Exercise prompt> From the entries provided below, copy each line that contains the word "this".
____________________
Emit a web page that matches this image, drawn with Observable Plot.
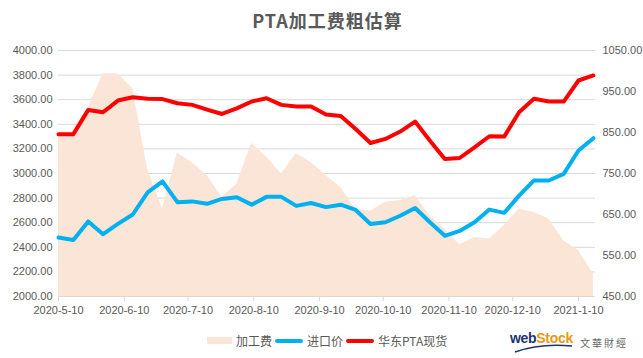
<!DOCTYPE html>
<html>
<head>
<meta charset="utf-8">
<script src="https://cdn.jsdelivr.net/npm/d3@7"></script>
<script src="https://cdn.jsdelivr.net/npm/@observablehq/plot@0.6"></script>
<style>
  body { margin: 0; background: #fff; font-family: "Liberation Sans", "Noto Sans CJK SC", sans-serif; }
  #wrap { width: 643px; height: 358px; overflow: hidden; background: #fff; }
  #title { height: 40px; line-height: 40px; text-align: center; padding-left: 12px; box-sizing: border-box; font-family: "Noto Sans CJK SC", sans-serif; font-size: 18px; font-weight: bold; color: #595959; letter-spacing: 1px; }
  #chart { height: 290px; }
  #bottom { position: relative; height: 28px; }
  #legend { position: absolute; left: 207px; top: 2px; display: flex; align-items: center; font-family: "Noto Sans CJK SC", sans-serif; font-size: 12px; color: #595959; }
  #legend .sw { display: inline-block; margin-right: 4px; }
  #legend .lab { margin-right: 3px; }
  #logo { position: absolute; left: 510px; top: 0px; width: 125px; height: 26px; }
  #logo .w { position: absolute; left: 0; top: 0; font-family: "Liberation Sans", sans-serif; font-weight: bold; font-size: 14px; letter-spacing: -0.3px; }
  #logo .cn { position: absolute; left: 70px; top: 5px; font-family: "Noto Sans CJK TC", sans-serif; font-size: 10px; color: #666; letter-spacing: 2px; }
</style>
</head>
<body>
<div id="wrap">
  <div id="title">PTA加工费粗估算</div>
  <div id="chart"></div>
  <div id="bottom">
    <div id="legend"></div>
    <div id="logo">
      <span class="w"><span style="color:#1d3470">web</span><span style="color:#e89a12">Stock</span></span>
      <span class="cn">文華財經</span>
      <svg width="70" height="26" style="position:absolute;left:0;top:0"><path d="M5 22 Q30 13 62 16" fill="none" stroke="#1d3470" stroke-width="1.5"/></svg>
    </div>
  </div>
</div>
<script>
// ---- data (weekly) ----
const dates = [
  "2020-05-10","2020-05-17","2020-05-24","2020-05-31","2020-06-07","2020-06-14","2020-06-21","2020-06-28",
  "2020-07-05","2020-07-12","2020-07-19","2020-07-26","2020-08-02","2020-08-09","2020-08-16","2020-08-23",
  "2020-08-30","2020-09-06","2020-09-13","2020-09-20","2020-09-27","2020-10-04","2020-10-11","2020-10-18",
  "2020-10-25","2020-11-01","2020-11-08","2020-11-15","2020-11-22","2020-11-29","2020-12-06","2020-12-13",
  "2020-12-20","2020-12-27","2021-01-03","2021-01-10","2021-01-17"
];
// 加工费 (right axis)
const fee = [845,842,910,993,993,957,759,664,800,776,745,692,724,824,790,749,798,777,745,716,663,658,680,684,696,647,614,576,594,590,623,663,655,639,586,562,505];
// 进口价 (right axis)
const importPrice = [594,588,633,602,627,650,704,731,680,682,676,688,692,674,693,693,671,678,668,674,661,627,631,647,666,631,598,610,631,662,654,696,733,733,749,806,836];
// 华东PTA现货 (left axis)
const spotPrice = [3320,3320,3517,3498,3593,3620,3607,3605,3571,3558,3520,3484,3530,3585,3612,3558,3544,3544,3480,3468,3362,3248,3281,3341,3422,3267,3118,3126,3213,3303,3300,3498,3607,3585,3585,3756,3797];

const leftTicks = [2000,2200,2400,2600,2800,3000,3200,3400,3600,3800,4000];
const rightTicks = [450,550,650,750,850,950,1050];
const xTickLabels = ["2020-5-10","2020-6-10","2020-7-10","2020-8-10","2020-9-10","2020-10-10","2020-11-10","2020-12-10","2021-1-10"];

const seriesNames = ["加工费","进口价","华东PTA现货"];
const seriesColors = ["#FBE5D6","#00B0F0","#FF0000"];

// ---- dual-axis mapping ----
const L0 = 2000, L1 = 4000, R0 = 450, R1 = 1050;
const toLeft = v => L0 + (v - R0) * (L1 - L0) / (R1 - R0);
const toRight = v => R0 + (v - L0) * (R1 - R0) / (L1 - L0);
const parseDate = s => { const [y,m,d] = s.split("-").map(Number); return new Date(Date.UTC(y, m-1, d)); };

const data = dates.map((d, i) => ({
  date: parseDate(d),
  fee: toLeft(fee[i]),
  imp: toLeft(importPrice[i]),
  spot: spotPrice[i]
}));
const xTicks = xTickLabels.map(parseDate);
const fmtDate = d => `${d.getUTCFullYear()}-${d.getUTCMonth()+1}-${d.getUTCDate()}`;

const chart = Plot.plot({
  width: 643,
  height: 290,
  marginTop: 10,
  marginBottom: 34,
  marginLeft: 58,
  marginRight: 48,
  style: { fontFamily: "'Liberation Sans','Noto Sans CJK SC',sans-serif", fontSize: "11px", color: "#595959", background: "#fff" },
  x: { type: "utc", domain: [parseDate("2020-05-10"), parseDate("2021-01-18")] },
  y: { domain: [L0, L1] },
  marks: [
    Plot.gridY(leftTicks, { stroke: "#d9d9d9", strokeOpacity: 1 }),
    Plot.areaY(data, { x: "date", y1: L0, y2: "fee", fill: seriesColors[0] }),
    Plot.ruleY([L0], { stroke: "#d9d9d9", strokeWidth: 1 }),
    Plot.axisX(xTicks, { tickFormat: fmtDate, tickSize: 5, tickPadding: 5, stroke: "#d9d9d9", fill: "#595959", label: null }),
    Plot.axisY(leftTicks, { anchor: "left", tickSize: 0, tickPadding: 6, tickFormat: d => d.toFixed(2), label: null }),
    Plot.axisY(rightTicks.map(toLeft), { anchor: "right", tickSize: 0, tickPadding: 7, tickFormat: d => toRight(d).toFixed(2), label: null }),
    Plot.line(data, { x: "date", y: "imp", stroke: seriesColors[1], strokeWidth: 4 }),
    Plot.line(data, { x: "date", y: "spot", stroke: seriesColors[2], strokeWidth: 4 })
  ]
});
document.getElementById("chart").appendChild(chart);

// ---- legend ----
const legend = document.getElementById("legend");
seriesNames.forEach((name, i) => {
  const sw = document.createElement("span");
  sw.className = "sw";
  if (i === 0) { sw.style.width = "25px"; sw.style.height = "7px"; }
  else { sw.style.width = "28px"; sw.style.height = "4px"; sw.style.borderRadius = "2px"; }
  sw.style.background = seriesColors[i];
  const lab = document.createElement("span");
  lab.className = "lab";
  lab.textContent = name;
  legend.appendChild(sw);
  legend.appendChild(lab);
});
</script>
</body>
</html>
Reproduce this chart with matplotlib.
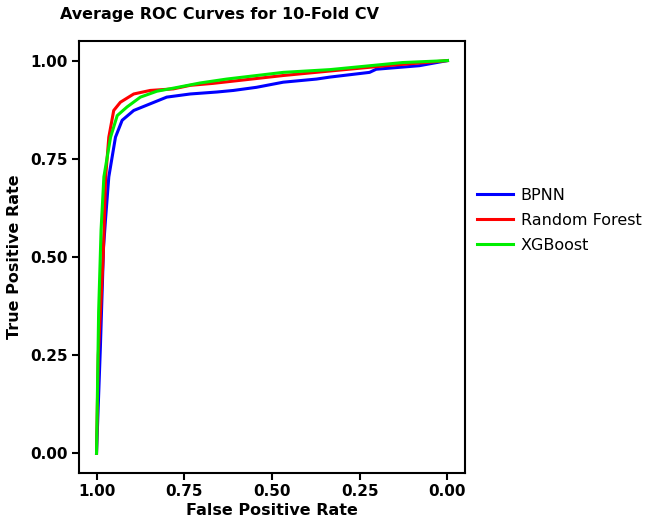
____________________
The output>
Emit a web page that matches this image, drawn with Observable Plot.
Reproduce this chart with matplotlib.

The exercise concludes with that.